Here are question-and-answer excerpts from the podcast:
If you’ve been vaccinated against the flu and COVID-19, what precautions should you take if traveling during the holidays?
Dr. David Mishkin:
“I think that we can tell our patients and our community that it is safe to travel. But there are precautions that we need to really adhere to before traveling. Er need to make sure that, you know, people are fully vaccinated before they travel — and that’s two weeks after your final dose. You can take advantage of widespread testing availability, which is now really becoming ubiquitous. So, whether that’s testing before, during or after traveled from either symptoms or exposure… And when in transit, you need to wear a face mask. That especially pertains to being on airplanes, trains, and buses, to really prevent exposure. And maintain social distancing when you can, in order to prevent exposure when you’re in indoor or public places.”
Are there any recommendations about being exposed to people of various ages when you’re traveling to visit family?
Dr. Jose Llach:
“You certainly need to take precautions if you’re going to go visit a family member, especially a family member who is immunocompromised — maybe he or she is being treated for cancer. Or the relative is older. You definitely want to do the precautions. You definitely want to protect yourself so you can protect them. But, at the same time, you definitely want to avoid those settings like concerts, hockey games — basically areas where a lot of people are going to be together for the most part. Nonetheless, if you are going to go to these locations, you definitely need to take precautions — wear your mask and want wash your hands. In fact, every time I go anywhere with my wife, we always wash our hands.”
For people who are going to travel, what are the recommendations regarding the timing of vaccinations?
Sara M. Panella, Pharm D.:
“Typically, you have to get the two doses and it takes about two weeks to get fully immunized after that second dose. So, if you do plan ahead, it’s always good to plan about a month and a half, around 45 days, prior to your travel date. You do have some immunity after your first dose. So, if you weren’t able to plan ahead at least plan for now get your dose. And, hopefully, some of it kicks in prior to the holiday season for at least that first series. If you’re in the zone for boosters, right now, what they’re recommending is that you get your booster at least six months after your last dose, or you’re the last of your series, your second dose — unless you got Johnson & Johnson. You can actually get the booster two months after that first dose of the Johnson & Johnson vaccine.”
What are we recommending for children regarding COVID-19 or the flu prior to traveling?

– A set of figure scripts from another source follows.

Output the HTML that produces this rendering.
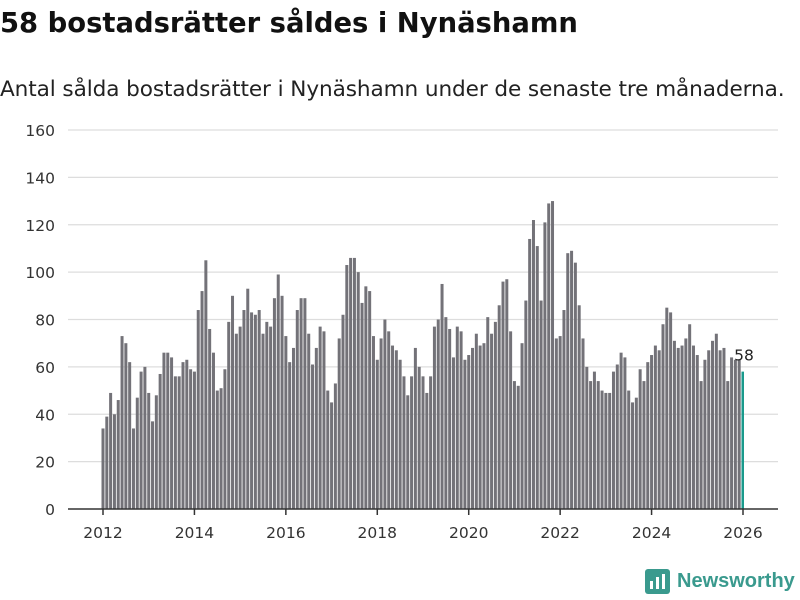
<!DOCTYPE html>
<html><head><meta charset="utf-8"><style>
body{margin:0;background:#fff;font-family:"DejaVu Sans","Liberation Sans",sans-serif;}
#wrap{position:relative;width:800px;height:600px;overflow:hidden}
h1{position:absolute;left:0;top:8px;margin:0;font-size:27.4px;font-weight:bold;color:#111;letter-spacing:0px;white-space:nowrap}
#sub{position:absolute;left:0;top:77px;margin:0;font-size:21.6px;color:#222;letter-spacing:-0.1px;white-space:nowrap}
#logo{position:absolute;left:645px;top:569px;display:flex;align-items:center;gap:7px}
#logo span{font-size:20px;font-weight:bold;color:#3a9a8e;font-family:"Liberation Sans",sans-serif}
</style></head><body>
<div id="wrap">
<h1>58 bostadsrätter såldes i Nynäshamn</h1>
<p id="sub">Antal sålda bostadsrätter i Nynäshamn under de senaste tre månaderna.</p>
<svg id="chart" width="800" height="600" style="position:absolute;left:0;top:0"></svg>
<div id="logo">
<svg width="25" height="25"><rect x="0" y="0" width="25" height="25" rx="3" fill="#3a9a8e"/><rect x="5" y="12" width="3" height="8" fill="#fff"/><rect x="11" y="8" width="3" height="12" fill="#fff"/><rect x="17" y="5" width="3" height="15" fill="#fff"/></svg>
<span>Newsworthy</span></div>
</div>
<script>
const values = [
34,39,49,40,46,73,70,62,34,47,58,60,
49,37,48,57,66,66,64,56,56,62,63,59,
58,84,92,105,76,66,50,51,59,79,90,74,
77,84,93,83,82,84,74,79,77,89,99,90,
73,62,68,84,89,89,74,61,68,77,75,50,
45,53,72,82,103,106,106,100,87,94,92,73,
63,72,80,75,69,67,63,56,48,56,68,60,
56,49,56,77,80,95,81,76,64,77,75,63,
65,68,74,69,70,81,74,79,86,96,97,75,
54,52,70,88,114,122,111,88,121,129,130,72,
73,84,108,109,104,86,72,60,54,58,54,50,
49,49,58,61,66,64,50,45,47,59,54,62,
65,69,67,78,85,83,71,68,69,72,78,69,
65,54,63,67,71,74,67,68,54,64,63,63,
58];
const startYear = 2012;
const yTicks = [0,20,40,60,80,100,120,140,160];
const xTicks = [2012,2014,2016,2018,2020,2022,2024,2026];
const ns="http://www.w3.org/2000/svg";
const svg=document.getElementById('chart');
const y0=509,y1=130,x0=103,x1=743;
const y=v=>y0-(v/160)*(y0-y1);
const x=m=>x0+(m/168)*(x1-x0);
function mk(t,a){const e=document.createElementNS(ns,t);for(const k in a)e.setAttribute(k,a[k]);svg.appendChild(e);return e;}
yTicks.forEach(t=>{
  if(t>0){const g=mk('line',{x1:68,x2:778,y1:y(t),y2:y(t),stroke:'#ddd','stroke-width':1.3});
  
  }
  const l=mk('text',{x:55,y:y(t)+6,'text-anchor':'end','font-size':15.5,fill:'#333','font-family':'DejaVu Sans, sans-serif'});
  l.textContent=t;
  
  
});
values.forEach((v,i)=>{
  const last=i===values.length-1;
  const r=mk('rect',{x:x(i)-1.5,y:y(v),width:last?2.5:3,height:y0-y(v),fill:last?'#1a9a8c':'#737278'});
  
  
});
const lv=values[values.length-1];
const lab=mk('text',{x:x(values.length-1)+1,y:y(lv)-11,'text-anchor':'middle','font-size':15.5,fill:'#222','font-family':'DejaVu Sans, sans-serif'});
lab.textContent=lv;


const ax=mk('line',{x1:68,x2:778,y1:y0,y2:y0,stroke:'#333','stroke-width':1.5});


xTicks.forEach(yr=>{
  const px=x((yr-startYear)*12);
  const tk=mk('line',{x1:px,x2:px,y1:y0,y2:y0+6,stroke:'#333','stroke-width':1.5});
  
  
  const t=mk('text',{x:px,y:538,'text-anchor':'middle','font-size':15.5,fill:'#333','font-family':'DejaVu Sans, sans-serif'});
  t.textContent=yr;
  
  
});
</script>
</body></html>
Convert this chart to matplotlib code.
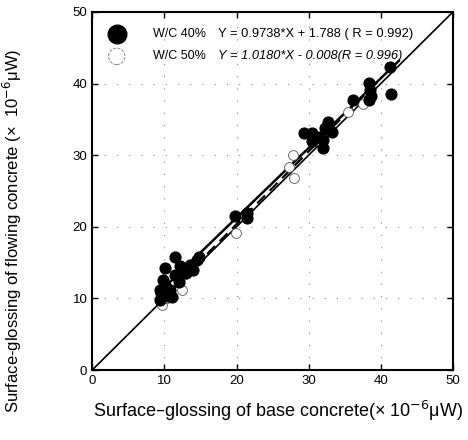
import numpy as np
import matplotlib
matplotlib.use("Agg")
import matplotlib.pyplot as plt

plt.rcParams['font.family'] = ['Liberation Sans', 'DejaVu Sans']

# W/C 40% (filled)
x40 = [41.3, 41.4, 38.3, 38.5, 38.3, 38.7, 36.2, 32.7, 32.3, 33.2, 32.0, 32.0, 31.5,
       29.3, 30.4, 30.5, 21.4, 19.8, 21.4,
       11.5, 10.1, 9.8, 9.4, 9.4, 10.8, 12.6, 13.6, 14.5, 14.0, 11.5, 12.0, 10.5,
       11.0, 13.0, 9.6, 10.2, 12.2, 14.8]
y40 = [42.3, 38.5, 40.1, 39.1, 37.7, 38.3, 37.7, 34.6, 33.8, 33.2, 32.1, 31.0, 32.5,
       33.1, 33.1, 32.0, 21.9, 21.5, 21.2,
       15.8, 14.2, 12.6, 11.2, 9.8, 11.2, 13.7, 14.7, 15.4, 14.0, 13.3, 12.3, 10.4,
       10.2, 13.6, 10.8, 11.6, 14.5, 15.8]
# W/C 50% (open)
x50 = [9.7, 10.3, 12.5, 12.6, 13.4, 19.9, 27.8, 27.3, 28.0, 35.5, 37.5, 38.4, 31.5, 33.0]
y50 = [9.1, 10.0, 11.2, 13.3, 13.8, 19.1, 30.0, 28.4, 26.8, 36.0, 37.2, 38.2, 32.0, 33.5]

fig = plt.figure(figsize=(4.68, 4.40), dpi=100)
ax = fig.add_axes([0.197, 0.159, 0.771, 0.814])

ax.plot([0, 50], [0, 50], color='black', lw=1.2)
xr = np.array([9.0, 42.5])
ax.plot(xr, 0.9738 * xr + 1.788, color='black', lw=1.8)
xr2 = np.array([9.0, 39.5])
ax.plot(xr2, 1.0180 * xr2 - 0.008, color='black', lw=1.6, ls=(0, (5, 3)))

ax.scatter(x50, y50, s=50, facecolors='white', edgecolors='#555555', linewidths=0.6, zorder=3)
ax.scatter(x40, y40, s=60, color='black', zorder=4)

ax.set_xlim(0, 50)
ax.set_ylim(0, 50)
ax.set_xticks(range(0, 51, 10))
ax.set_yticks(range(0, 51, 10))
ax.tick_params(direction='in', length=4, width=1, labelsize=9.5, top=True, right=True)
for s in ax.spines.values():
    s.set_linewidth(1.5)
ax.grid(True, color='#888888', lw=0.8, ls=(0, (1, 10)))

# legend rows
ax.scatter([3.4], [46.9], s=180, color='black', clip_on=False, zorder=5)
ax.scatter([3.4], [43.8], s=140, facecolors='white', edgecolors='#777777',
           linewidths=0.6, ls='--', clip_on=False, zorder=5)
ax.text(8.4, 46.9, 'W/C 40%', fontsize=9, va='center')
ax.text(17.4, 46.9, 'Y = 0.9738*X + 1.788 ( R = 0.992)', fontsize=9.3, va='center')
ax.text(8.4, 43.8, 'W/C 50%', fontsize=9, va='center')
ax.text(17.4, 43.8, 'Y = 1.0180*X - 0.008(R = 0.996)', fontsize=9.3, va='center', style='italic')

ax.set_xlabel('Surface\u2013glossing of base concrete(\u00d7 10$^{-6}$\u03bcW)', fontsize=13)
ax.set_ylabel('Surface-glossing of flowing concrete (\u00d7  10$^{-6}$\u03bcW)', fontsize=12)
ax.xaxis.set_label_coords(0.515, -0.08)
ax.yaxis.set_label_coords(-0.19, 0.39)

fig.savefig('out.png', dpi=100)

Sara M. Panella, Pharm D.:
“So, if your child is eligible for COVID vaccinations — children five years and older are approved for vaccination — then they should definitely get the vaccine. If there are not eligible, or are younger than five, it’s best thing for them to mask up to stay safe … clean the areas as much as possible, and have them keep their distance. Now, with flu vaccine, six months and up are eligible to get the flu vaccine. So, anyone who can get vaccinated during this time to try to prevent those diseases, that would be great — that’s how we can protect our children.”